The ridgeline from the Dent du Géant (4013m) to Point Walker (4208m) on the Grandes Jorasses (aka, the Rochefort Ridges-Grandes Jorasses traverse) is a truly spectacular adventure. The route is Number 73 in Gaston Rébuffat's classic "The Mont Blanc Massif: The Hundred Finest Routes." As he rightly puts it: "This is a magnificent, high altitude traverse, on mixed terrain, and taking two days." Richard Goedeke calls just the Grandes Jorasses portion of the traverse, "One of the great classic undertakings in the Alps."

The route falls into two parts. Day One: a fairly easy snow traverse of the Rochefort Ridge--itself one of the more popular outings in the massif, which means you'll have traffic in both directions as climbers generally turn around at the Calotte de Rochefort. The night is spent at the Canzio Bivouac Hut (3818m) in the Col des Grandes Jorasses. Then there's Day Two: wild and super exposed rock climbing with some tricky route finding, leading up to Point Walker.

The traverse tags some dozen summits, most above 4,000 meters, strandling the border between France and Italy, offering fantastic views at every turn.



Getting There

From the Torino Hut follow the track toward the Dent du Geant. After about an hour you should be near the base of a snow slope, where you have a choice. Either scramble up often loose rock on the left, tending right toward the Dent; or, if the snow couloir further up slope to the right is in-shape follow that up to the rock. Another hour or so should put you at the flat spot to the right of the Dent. Those wanting to climb the tooth itself can head to the start of the normal route around the corner to the left. To start the traverse follow the track to the right that leads up to the snow ridge.

If the hut is full (or you just hate it) there are a couple of good spots to bivy on the approach snow slope about 45 minutes away from the Torino. Still, get an alpine start because the crowds pour out of the hut to hit the dent very early.

Route Description

UNDER CONSTRUCTION

The first half of the route is very straightforward: Simply follow the snow ridge to the Calotte de Rochefort and rappel down into the Col des Grandes Jorasses. The bivouac hut has space for eight people and blankets.
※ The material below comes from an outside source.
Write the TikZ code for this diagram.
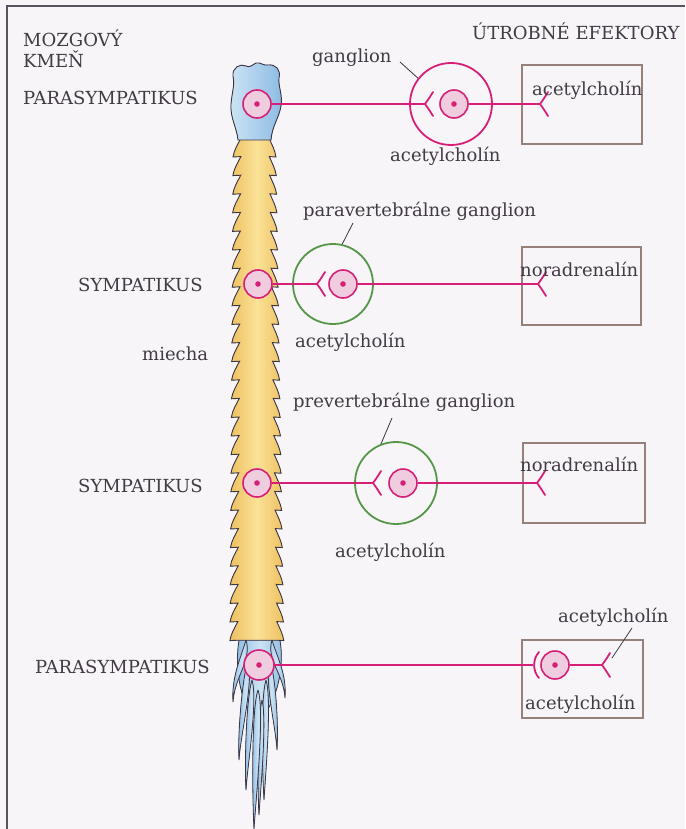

The next day you climb up from the col to Point Young (3996 m). Rébuffat's directions are to climb rock on the right side of the couloir splitting the face and bear left to the summit.

MORE DIRECTIONS TK

Descend the Normal Route from Pt. Whymper. Stay to the center of the ridge. There are rap stations in place lower down. Tend right (west) and look for a fixed rope to move onto the glacier. You'll want crampons and an ice axe on before you hit the ice, which is fairly steep high up. Follow the track across the glacier west to the next rock band (Rognon de la Bouteille). Head down that (more rap stations lower) and continue down across the glacier again. Before long you'll hit a faint trail, which leads to the Boccalette hut.

An alternative is to descend the Hirondelles Ridge to either the Gervasutti Hut or the Leschaux Hut.

Essential Gear

Glacier gear, a light rock rack, rope for raps, a helmet (more loose rock than you'd think), food and clothing for a couple of days and foul weather.